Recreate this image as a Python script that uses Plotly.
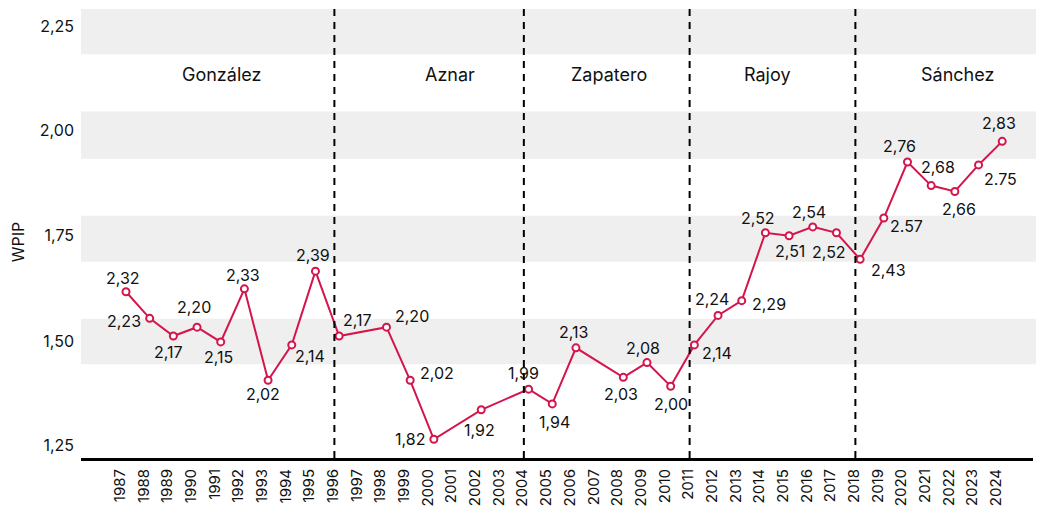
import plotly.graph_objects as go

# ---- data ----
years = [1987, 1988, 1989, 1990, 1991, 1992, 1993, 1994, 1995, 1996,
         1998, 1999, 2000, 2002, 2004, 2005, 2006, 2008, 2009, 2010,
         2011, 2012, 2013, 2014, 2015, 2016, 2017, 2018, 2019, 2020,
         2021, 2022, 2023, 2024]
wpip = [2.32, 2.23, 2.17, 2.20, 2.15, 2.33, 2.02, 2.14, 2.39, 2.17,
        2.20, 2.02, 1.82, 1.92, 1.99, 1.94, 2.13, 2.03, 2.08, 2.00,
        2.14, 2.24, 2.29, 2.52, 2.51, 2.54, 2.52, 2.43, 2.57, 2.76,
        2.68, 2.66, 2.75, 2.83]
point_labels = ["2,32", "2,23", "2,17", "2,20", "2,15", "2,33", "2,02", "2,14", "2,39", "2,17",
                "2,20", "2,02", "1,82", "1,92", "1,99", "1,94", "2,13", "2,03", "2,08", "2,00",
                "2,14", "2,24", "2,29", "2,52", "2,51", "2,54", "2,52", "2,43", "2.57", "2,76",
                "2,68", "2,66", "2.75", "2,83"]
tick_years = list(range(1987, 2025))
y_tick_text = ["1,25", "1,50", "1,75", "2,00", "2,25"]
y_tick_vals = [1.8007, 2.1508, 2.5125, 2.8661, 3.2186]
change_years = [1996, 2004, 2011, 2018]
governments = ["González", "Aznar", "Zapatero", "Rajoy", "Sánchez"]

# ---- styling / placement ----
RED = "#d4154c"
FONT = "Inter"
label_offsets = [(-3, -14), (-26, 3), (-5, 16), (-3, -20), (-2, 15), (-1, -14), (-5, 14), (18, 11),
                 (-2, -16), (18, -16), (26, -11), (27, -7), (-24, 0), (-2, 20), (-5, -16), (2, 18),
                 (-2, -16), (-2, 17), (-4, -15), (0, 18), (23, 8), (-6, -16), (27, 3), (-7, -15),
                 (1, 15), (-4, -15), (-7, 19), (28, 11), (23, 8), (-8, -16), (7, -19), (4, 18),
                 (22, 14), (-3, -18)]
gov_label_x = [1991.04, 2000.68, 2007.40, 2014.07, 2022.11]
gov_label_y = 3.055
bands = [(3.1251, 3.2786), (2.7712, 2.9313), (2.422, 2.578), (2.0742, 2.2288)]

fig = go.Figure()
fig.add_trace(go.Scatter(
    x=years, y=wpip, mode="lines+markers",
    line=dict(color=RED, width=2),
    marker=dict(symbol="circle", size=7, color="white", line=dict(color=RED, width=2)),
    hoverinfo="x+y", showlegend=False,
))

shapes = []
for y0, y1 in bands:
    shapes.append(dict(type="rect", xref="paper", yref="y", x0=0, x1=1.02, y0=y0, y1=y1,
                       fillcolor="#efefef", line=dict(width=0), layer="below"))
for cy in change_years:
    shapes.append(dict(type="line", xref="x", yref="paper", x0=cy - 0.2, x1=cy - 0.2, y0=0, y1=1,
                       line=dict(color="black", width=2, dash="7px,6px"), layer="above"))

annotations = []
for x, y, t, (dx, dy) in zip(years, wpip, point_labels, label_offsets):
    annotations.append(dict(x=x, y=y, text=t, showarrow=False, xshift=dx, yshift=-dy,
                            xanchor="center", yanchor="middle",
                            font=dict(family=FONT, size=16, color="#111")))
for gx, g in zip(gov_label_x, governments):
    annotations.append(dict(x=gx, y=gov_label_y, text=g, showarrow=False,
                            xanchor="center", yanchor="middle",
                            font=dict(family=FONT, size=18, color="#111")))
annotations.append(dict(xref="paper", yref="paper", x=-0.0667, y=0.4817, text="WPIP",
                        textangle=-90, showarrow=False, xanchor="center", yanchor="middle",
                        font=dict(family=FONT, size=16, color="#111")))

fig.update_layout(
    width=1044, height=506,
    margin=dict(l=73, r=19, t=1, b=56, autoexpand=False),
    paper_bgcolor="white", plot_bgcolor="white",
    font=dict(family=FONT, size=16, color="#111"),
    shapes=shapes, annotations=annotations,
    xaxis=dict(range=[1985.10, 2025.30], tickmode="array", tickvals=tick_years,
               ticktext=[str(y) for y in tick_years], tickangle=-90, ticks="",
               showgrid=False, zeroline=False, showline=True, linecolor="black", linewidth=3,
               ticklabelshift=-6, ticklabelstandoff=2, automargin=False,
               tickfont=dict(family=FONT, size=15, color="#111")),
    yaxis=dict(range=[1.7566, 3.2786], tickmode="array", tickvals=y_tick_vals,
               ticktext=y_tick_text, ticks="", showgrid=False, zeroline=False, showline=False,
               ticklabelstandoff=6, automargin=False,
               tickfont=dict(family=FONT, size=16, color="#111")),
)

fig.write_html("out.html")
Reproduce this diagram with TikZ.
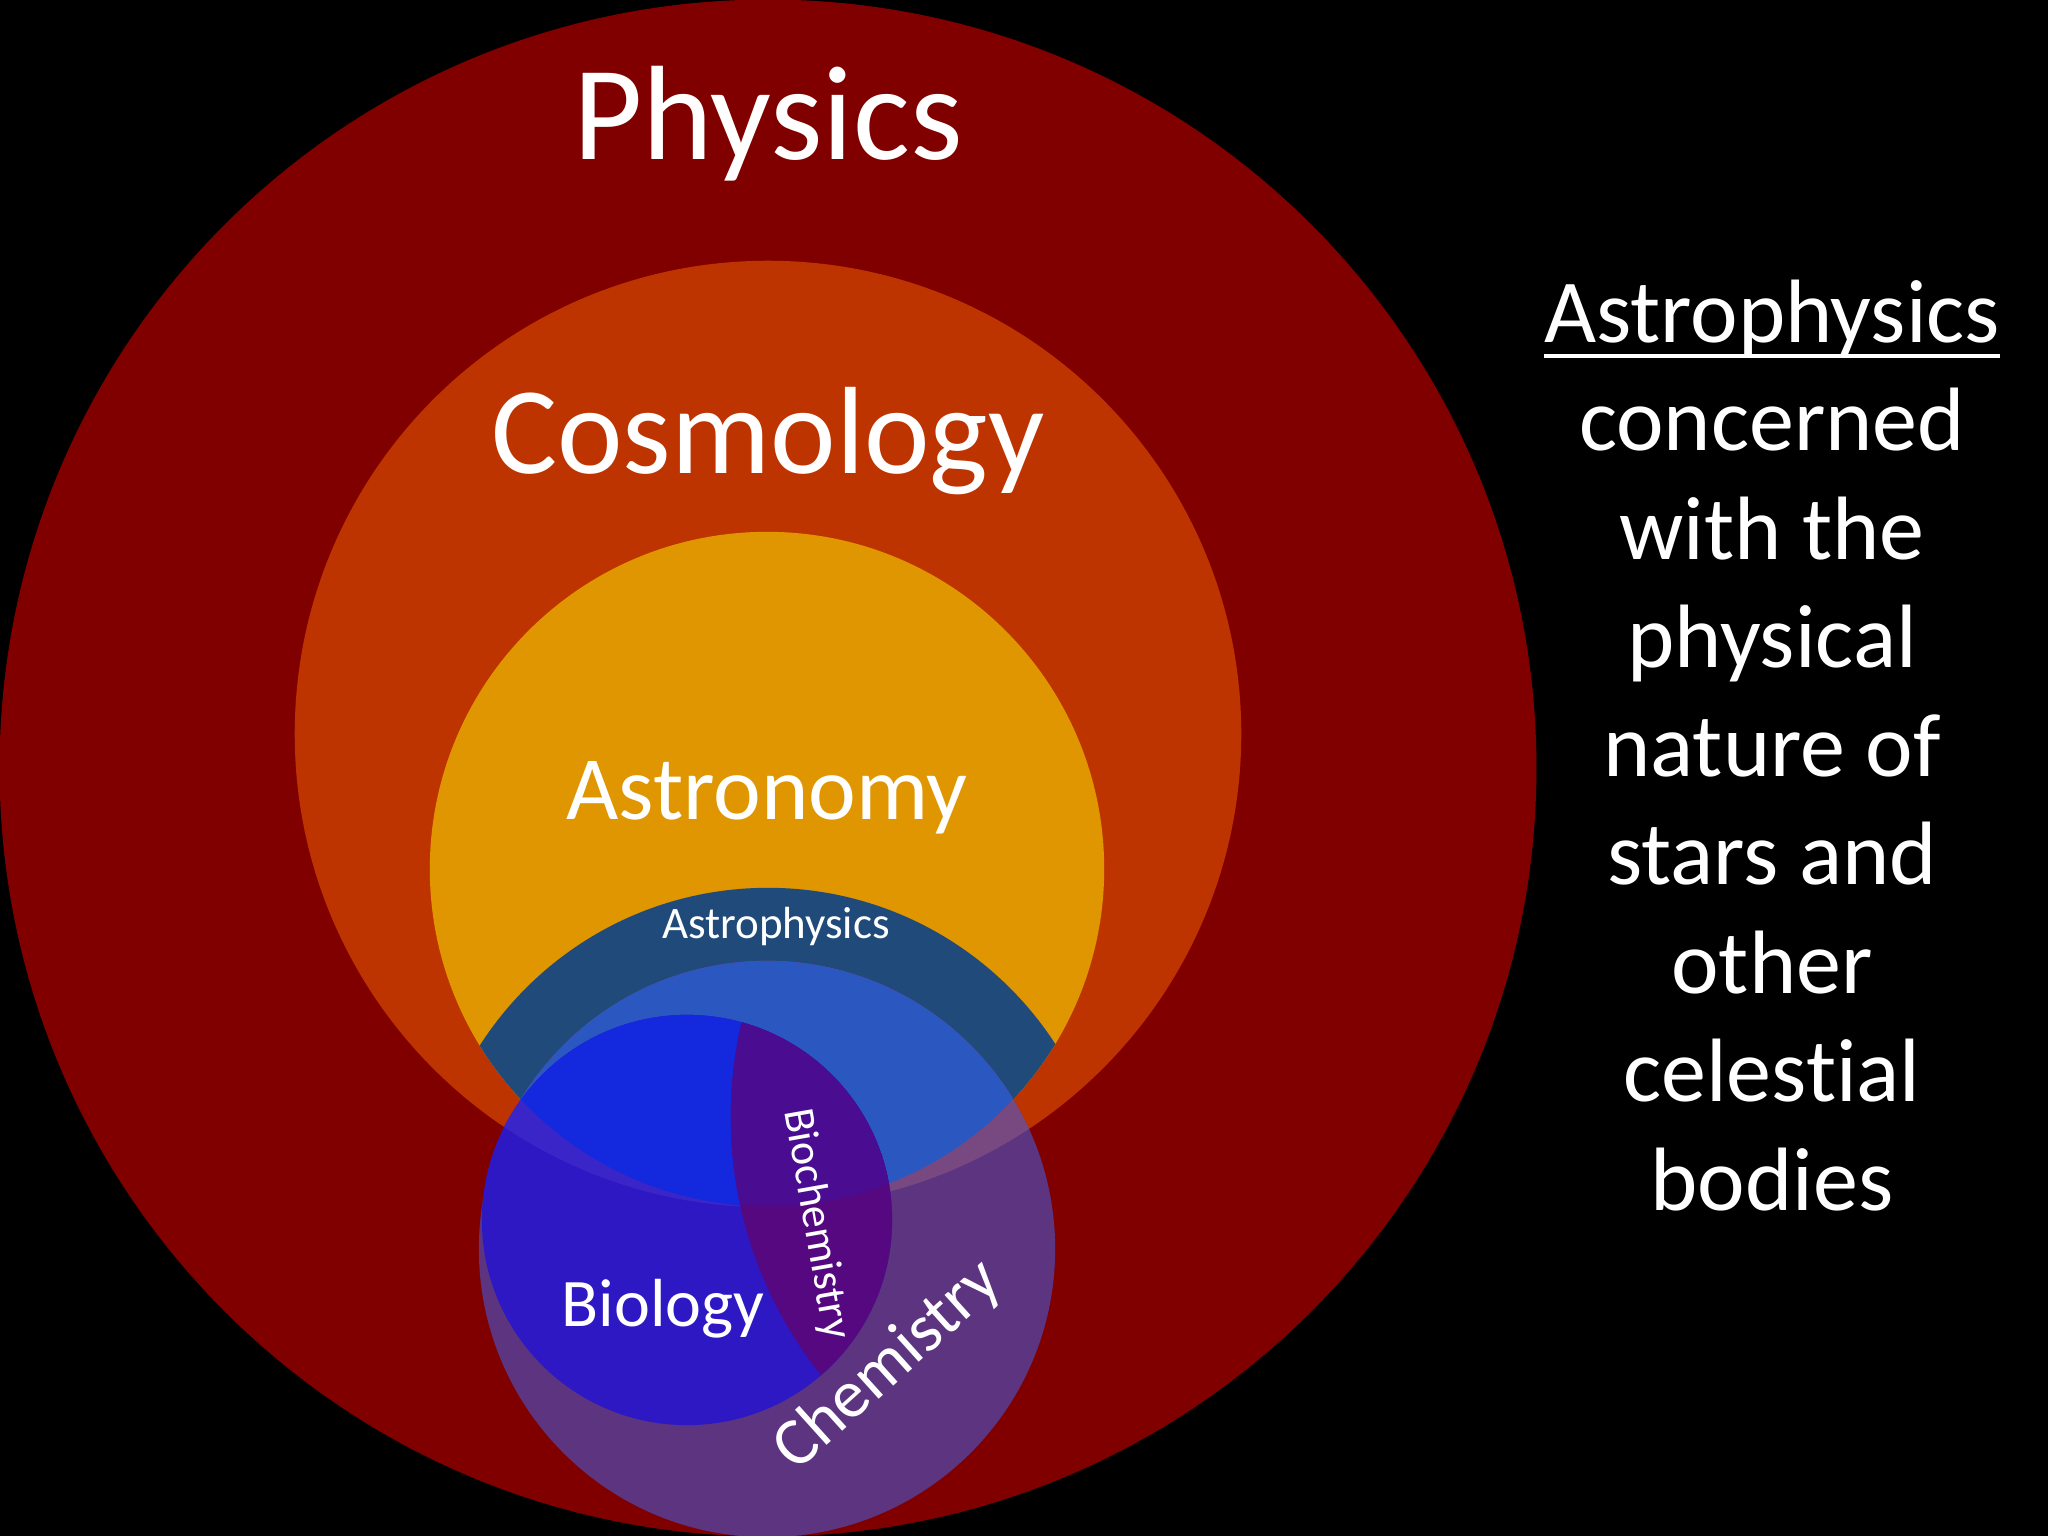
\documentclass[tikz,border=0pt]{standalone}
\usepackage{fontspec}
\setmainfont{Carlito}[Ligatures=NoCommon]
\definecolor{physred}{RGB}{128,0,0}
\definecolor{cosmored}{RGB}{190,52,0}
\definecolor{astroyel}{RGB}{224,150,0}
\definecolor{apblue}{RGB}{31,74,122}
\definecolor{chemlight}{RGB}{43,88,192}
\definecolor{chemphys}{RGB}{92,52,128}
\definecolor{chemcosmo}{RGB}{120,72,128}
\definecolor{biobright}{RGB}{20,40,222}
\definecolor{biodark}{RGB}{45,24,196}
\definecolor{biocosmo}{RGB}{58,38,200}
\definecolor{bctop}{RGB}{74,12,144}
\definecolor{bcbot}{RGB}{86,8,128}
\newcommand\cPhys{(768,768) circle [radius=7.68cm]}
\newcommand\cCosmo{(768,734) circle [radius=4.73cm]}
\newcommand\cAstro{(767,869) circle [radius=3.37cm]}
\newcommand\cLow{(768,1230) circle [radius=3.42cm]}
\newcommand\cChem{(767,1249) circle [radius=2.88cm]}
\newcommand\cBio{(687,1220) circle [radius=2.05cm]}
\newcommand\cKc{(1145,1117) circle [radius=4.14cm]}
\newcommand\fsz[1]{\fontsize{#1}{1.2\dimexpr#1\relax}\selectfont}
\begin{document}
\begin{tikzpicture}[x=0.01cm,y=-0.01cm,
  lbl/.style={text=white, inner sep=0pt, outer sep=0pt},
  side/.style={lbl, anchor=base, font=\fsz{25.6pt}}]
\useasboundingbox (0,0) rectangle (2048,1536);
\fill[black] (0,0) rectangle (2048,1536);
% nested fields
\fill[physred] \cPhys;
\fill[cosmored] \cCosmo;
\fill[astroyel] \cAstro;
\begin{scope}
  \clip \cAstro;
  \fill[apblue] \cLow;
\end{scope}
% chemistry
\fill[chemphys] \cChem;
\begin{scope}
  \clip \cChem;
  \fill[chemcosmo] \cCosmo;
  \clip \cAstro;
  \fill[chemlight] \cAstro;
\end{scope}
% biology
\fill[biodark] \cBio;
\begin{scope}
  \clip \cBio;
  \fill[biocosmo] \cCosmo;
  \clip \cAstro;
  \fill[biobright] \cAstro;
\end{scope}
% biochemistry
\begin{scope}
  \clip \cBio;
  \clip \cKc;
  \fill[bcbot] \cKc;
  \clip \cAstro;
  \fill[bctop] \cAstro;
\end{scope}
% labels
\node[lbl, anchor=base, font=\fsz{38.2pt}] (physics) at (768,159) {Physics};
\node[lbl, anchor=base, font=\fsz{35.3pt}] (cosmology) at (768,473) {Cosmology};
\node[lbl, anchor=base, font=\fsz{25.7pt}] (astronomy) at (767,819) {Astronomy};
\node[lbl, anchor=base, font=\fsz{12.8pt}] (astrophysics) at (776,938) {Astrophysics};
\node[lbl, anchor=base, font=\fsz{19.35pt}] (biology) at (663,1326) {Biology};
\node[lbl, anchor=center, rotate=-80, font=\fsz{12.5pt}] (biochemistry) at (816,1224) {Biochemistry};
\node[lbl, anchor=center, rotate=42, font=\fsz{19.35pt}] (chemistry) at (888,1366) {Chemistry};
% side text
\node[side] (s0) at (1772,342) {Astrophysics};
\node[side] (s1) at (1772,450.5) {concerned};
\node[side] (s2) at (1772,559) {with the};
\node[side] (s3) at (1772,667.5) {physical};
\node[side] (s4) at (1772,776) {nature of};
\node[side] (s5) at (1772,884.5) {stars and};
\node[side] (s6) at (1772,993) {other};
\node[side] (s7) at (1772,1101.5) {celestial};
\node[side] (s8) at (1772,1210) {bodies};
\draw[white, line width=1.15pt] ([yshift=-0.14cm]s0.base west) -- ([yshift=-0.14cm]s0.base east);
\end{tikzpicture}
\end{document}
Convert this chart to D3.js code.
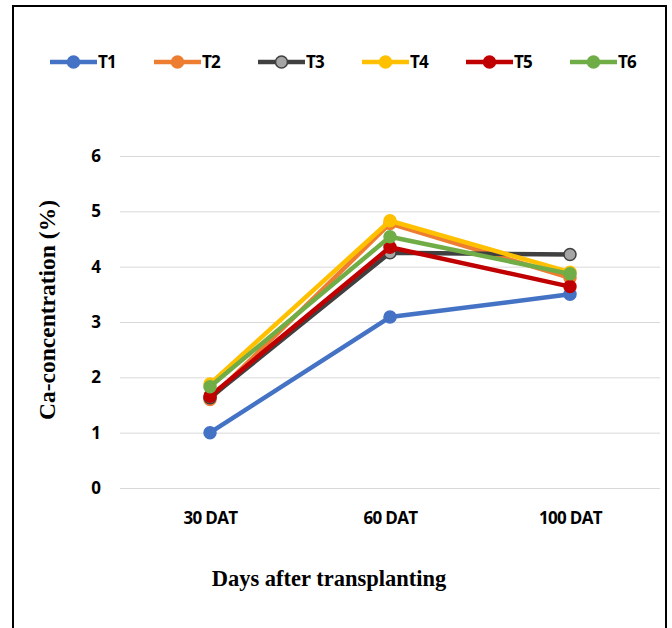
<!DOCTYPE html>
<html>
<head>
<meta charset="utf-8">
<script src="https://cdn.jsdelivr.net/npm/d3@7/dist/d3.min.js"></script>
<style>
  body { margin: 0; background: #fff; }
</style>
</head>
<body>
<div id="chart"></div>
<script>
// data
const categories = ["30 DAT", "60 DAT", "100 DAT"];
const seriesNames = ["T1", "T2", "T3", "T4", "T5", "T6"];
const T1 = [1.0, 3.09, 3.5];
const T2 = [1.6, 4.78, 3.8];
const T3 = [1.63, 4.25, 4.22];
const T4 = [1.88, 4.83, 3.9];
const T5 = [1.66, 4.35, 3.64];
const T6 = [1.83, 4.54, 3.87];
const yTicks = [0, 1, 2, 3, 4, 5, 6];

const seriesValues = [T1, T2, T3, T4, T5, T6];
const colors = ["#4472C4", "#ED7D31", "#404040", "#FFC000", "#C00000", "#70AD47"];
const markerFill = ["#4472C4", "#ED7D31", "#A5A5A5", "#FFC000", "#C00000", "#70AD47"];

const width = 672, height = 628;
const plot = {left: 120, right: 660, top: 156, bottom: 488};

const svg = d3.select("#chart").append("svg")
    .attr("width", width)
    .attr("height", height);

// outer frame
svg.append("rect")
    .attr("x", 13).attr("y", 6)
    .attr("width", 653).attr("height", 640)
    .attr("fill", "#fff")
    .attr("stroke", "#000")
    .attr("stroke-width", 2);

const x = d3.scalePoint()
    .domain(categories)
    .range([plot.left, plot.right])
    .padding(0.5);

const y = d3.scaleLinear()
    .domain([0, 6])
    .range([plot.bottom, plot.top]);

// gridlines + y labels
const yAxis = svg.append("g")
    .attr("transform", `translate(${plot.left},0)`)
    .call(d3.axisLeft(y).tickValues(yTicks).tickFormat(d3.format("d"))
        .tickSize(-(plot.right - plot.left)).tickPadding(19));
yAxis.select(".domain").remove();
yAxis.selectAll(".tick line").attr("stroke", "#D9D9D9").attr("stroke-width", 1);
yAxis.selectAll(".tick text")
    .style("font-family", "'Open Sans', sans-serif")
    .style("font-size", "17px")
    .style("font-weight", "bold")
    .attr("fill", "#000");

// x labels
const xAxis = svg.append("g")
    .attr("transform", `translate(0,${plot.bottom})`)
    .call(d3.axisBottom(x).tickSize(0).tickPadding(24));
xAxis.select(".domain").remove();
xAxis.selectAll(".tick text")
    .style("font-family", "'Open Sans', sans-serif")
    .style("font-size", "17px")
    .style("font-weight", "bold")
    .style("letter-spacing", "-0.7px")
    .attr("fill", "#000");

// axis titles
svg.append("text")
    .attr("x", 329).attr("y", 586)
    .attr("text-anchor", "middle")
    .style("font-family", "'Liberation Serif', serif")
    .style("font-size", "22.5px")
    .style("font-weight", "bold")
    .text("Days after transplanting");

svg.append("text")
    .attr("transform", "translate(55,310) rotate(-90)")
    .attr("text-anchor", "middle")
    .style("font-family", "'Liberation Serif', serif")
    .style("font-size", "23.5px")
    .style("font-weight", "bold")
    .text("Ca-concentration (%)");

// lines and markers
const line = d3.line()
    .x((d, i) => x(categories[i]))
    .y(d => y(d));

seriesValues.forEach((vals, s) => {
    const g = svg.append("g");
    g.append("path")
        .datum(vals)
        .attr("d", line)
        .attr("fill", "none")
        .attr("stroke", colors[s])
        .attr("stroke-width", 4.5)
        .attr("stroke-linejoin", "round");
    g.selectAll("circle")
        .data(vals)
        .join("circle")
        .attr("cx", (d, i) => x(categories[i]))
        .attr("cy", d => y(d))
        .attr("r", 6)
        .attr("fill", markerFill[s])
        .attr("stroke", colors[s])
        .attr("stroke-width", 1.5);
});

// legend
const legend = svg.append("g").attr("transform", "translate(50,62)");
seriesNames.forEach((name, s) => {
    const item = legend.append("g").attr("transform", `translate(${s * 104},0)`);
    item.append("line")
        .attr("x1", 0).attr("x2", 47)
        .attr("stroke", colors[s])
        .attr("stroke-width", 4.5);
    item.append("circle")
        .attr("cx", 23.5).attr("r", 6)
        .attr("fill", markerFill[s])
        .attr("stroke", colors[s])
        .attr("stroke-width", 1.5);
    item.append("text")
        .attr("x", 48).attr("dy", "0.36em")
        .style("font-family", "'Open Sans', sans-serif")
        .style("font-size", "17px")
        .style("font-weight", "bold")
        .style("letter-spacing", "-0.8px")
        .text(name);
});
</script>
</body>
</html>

=-=-=-=-=

• _Work to do_: Output the records above as they stand, from the first line to the line with "import plotly.graph_objects as go", inclusive, and exclude the pictures.

• _Output of the exercise_:
Recreate this image as a Python script that uses Plotly.
import plotly.graph_objects as go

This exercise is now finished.